>> Begin

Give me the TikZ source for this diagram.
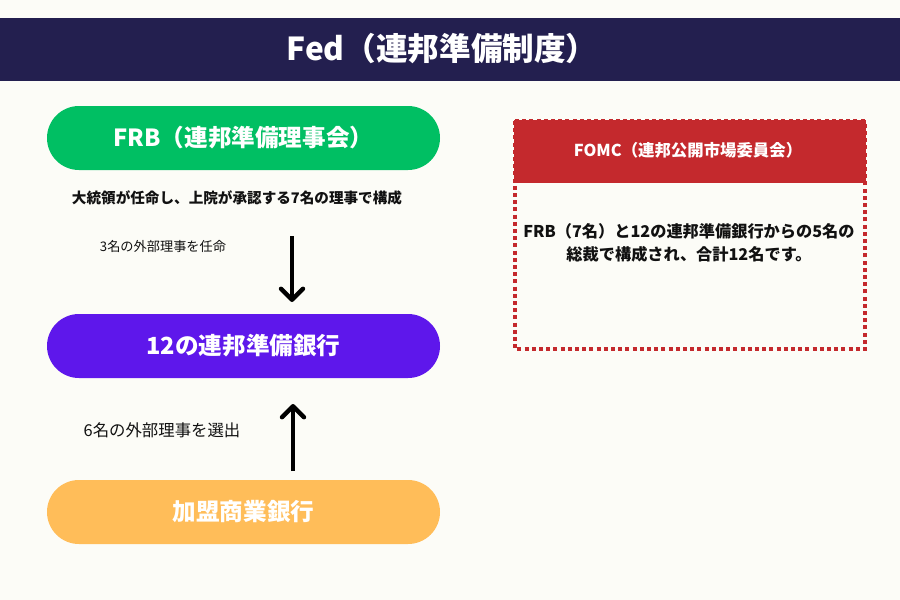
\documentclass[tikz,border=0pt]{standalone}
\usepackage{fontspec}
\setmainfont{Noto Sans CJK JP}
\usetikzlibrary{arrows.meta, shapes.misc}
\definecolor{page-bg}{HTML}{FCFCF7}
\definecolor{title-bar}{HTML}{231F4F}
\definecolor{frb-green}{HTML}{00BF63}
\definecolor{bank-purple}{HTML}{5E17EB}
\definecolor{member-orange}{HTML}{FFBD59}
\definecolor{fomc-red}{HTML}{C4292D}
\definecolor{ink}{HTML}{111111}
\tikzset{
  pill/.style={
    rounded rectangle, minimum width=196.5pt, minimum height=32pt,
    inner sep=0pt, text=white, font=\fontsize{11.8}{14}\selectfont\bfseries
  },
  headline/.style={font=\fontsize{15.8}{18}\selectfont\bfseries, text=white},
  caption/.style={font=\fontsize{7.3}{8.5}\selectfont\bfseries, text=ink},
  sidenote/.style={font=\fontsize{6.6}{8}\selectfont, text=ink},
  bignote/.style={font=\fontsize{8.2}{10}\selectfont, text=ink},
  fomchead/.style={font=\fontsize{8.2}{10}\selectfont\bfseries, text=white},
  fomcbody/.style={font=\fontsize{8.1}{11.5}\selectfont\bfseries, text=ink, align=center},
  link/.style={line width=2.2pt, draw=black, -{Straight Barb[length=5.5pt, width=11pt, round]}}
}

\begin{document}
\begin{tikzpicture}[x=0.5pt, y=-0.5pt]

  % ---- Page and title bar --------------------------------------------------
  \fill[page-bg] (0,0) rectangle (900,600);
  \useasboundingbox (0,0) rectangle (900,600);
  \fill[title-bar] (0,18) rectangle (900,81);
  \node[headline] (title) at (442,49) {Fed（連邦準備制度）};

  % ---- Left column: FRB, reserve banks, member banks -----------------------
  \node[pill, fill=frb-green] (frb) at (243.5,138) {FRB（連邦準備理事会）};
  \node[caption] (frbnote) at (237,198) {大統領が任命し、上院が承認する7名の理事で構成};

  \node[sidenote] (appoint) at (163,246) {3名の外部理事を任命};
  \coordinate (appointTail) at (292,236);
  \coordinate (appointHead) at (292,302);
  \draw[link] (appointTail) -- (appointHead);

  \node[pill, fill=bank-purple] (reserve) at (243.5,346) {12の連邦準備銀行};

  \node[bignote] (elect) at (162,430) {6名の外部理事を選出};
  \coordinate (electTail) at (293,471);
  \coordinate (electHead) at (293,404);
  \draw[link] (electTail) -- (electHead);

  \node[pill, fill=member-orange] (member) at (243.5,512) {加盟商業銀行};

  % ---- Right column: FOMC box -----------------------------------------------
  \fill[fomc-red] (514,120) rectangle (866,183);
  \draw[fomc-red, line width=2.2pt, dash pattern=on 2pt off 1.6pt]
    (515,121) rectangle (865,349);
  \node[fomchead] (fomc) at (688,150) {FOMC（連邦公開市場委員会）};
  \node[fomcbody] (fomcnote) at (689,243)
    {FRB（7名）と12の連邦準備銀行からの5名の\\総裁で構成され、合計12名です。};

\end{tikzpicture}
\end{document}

>> End

**Given problem**
Copy each line in full and exactly, omitting any picture.

**Solved exercise**
Give me the TikZ source for this diagram.
\documentclass[tikz,border=0pt]{standalone}
\usepackage{fontspec}
\setmainfont{Noto Sans CJK JP}
\usetikzlibrary{arrows.meta, shapes.misc}
\definecolor{page-bg}{HTML}{FCFCF7}
\definecolor{title-bar}{HTML}{231F4F}
\definecolor{frb-green}{HTML}{00BF63}
\definecolor{bank-purple}{HTML}{5E17EB}
\definecolor{member-orange}{HTML}{FFBD59}
\definecolor{fomc-red}{HTML}{C4292D}
\definecolor{ink}{HTML}{111111}
\tikzset{
  pill/.style={
    rounded rectangle, minimum width=196.5pt, minimum height=32pt,
    inner sep=0pt, text=white, font=\fontsize{11.8}{14}\selectfont\bfseries
  },
  headline/.style={font=\fontsize{15.8}{18}\selectfont\bfseries, text=white},
  caption/.style={font=\fontsize{7.3}{8.5}\selectfont\bfseries, text=ink},
  sidenote/.style={font=\fontsize{6.6}{8}\selectfont, text=ink},
  bignote/.style={font=\fontsize{8.2}{10}\selectfont, text=ink},
  fomchead/.style={font=\fontsize{8.2}{10}\selectfont\bfseries, text=white},
  fomcbody/.style={font=\fontsize{8.1}{11.5}\selectfont\bfseries, text=ink, align=center},
  link/.style={line width=2.2pt, draw=black, -{Straight Barb[length=5.5pt, width=11pt, round]}}
}

\begin{document}
\begin{tikzpicture}[x=0.5pt, y=-0.5pt]

  % ---- Page and title bar --------------------------------------------------
  \fill[page-bg] (0,0) rectangle (900,600);
  \useasboundingbox (0,0) rectangle (900,600);
  \fill[title-bar] (0,18) rectangle (900,81);
  \node[headline] (title) at (442,49) {Fed（連邦準備制度）};

  % ---- Left column: FRB, reserve banks, member banks -----------------------
  \node[pill, fill=frb-green] (frb) at (243.5,138) {FRB（連邦準備理事会）};
  \node[caption] (frbnote) at (237,198) {大統領が任命し、上院が承認する7名の理事で構成};

  \node[sidenote] (appoint) at (163,246) {3名の外部理事を任命};
  \coordinate (appointTail) at (292,236);
  \coordinate (appointHead) at (292,302);
  \draw[link] (appointTail) -- (appointHead);

  \node[pill, fill=bank-purple] (reserve) at (243.5,346) {12の連邦準備銀行};

  \node[bignote] (elect) at (162,430) {6名の外部理事を選出};
  \coordinate (electTail) at (293,471);
  \coordinate (electHead) at (293,404);
  \draw[link] (electTail) -- (electHead);

  \node[pill, fill=member-orange] (member) at (243.5,512) {加盟商業銀行};

  % ---- Right column: FOMC box -----------------------------------------------
  \fill[fomc-red] (514,120) rectangle (866,183);
  \draw[fomc-red, line width=2.2pt, dash pattern=on 2pt off 1.6pt]
    (515,121) rectangle (865,349);
  \node[fomchead] (fomc) at (688,150) {FOMC（連邦公開市場委員会）};
  \node[fomcbody] (fomcnote) at (689,243)
    {FRB（7名）と12の連邦準備銀行からの5名の\\総裁で構成され、合計12名です。};

\end{tikzpicture}
\end{document}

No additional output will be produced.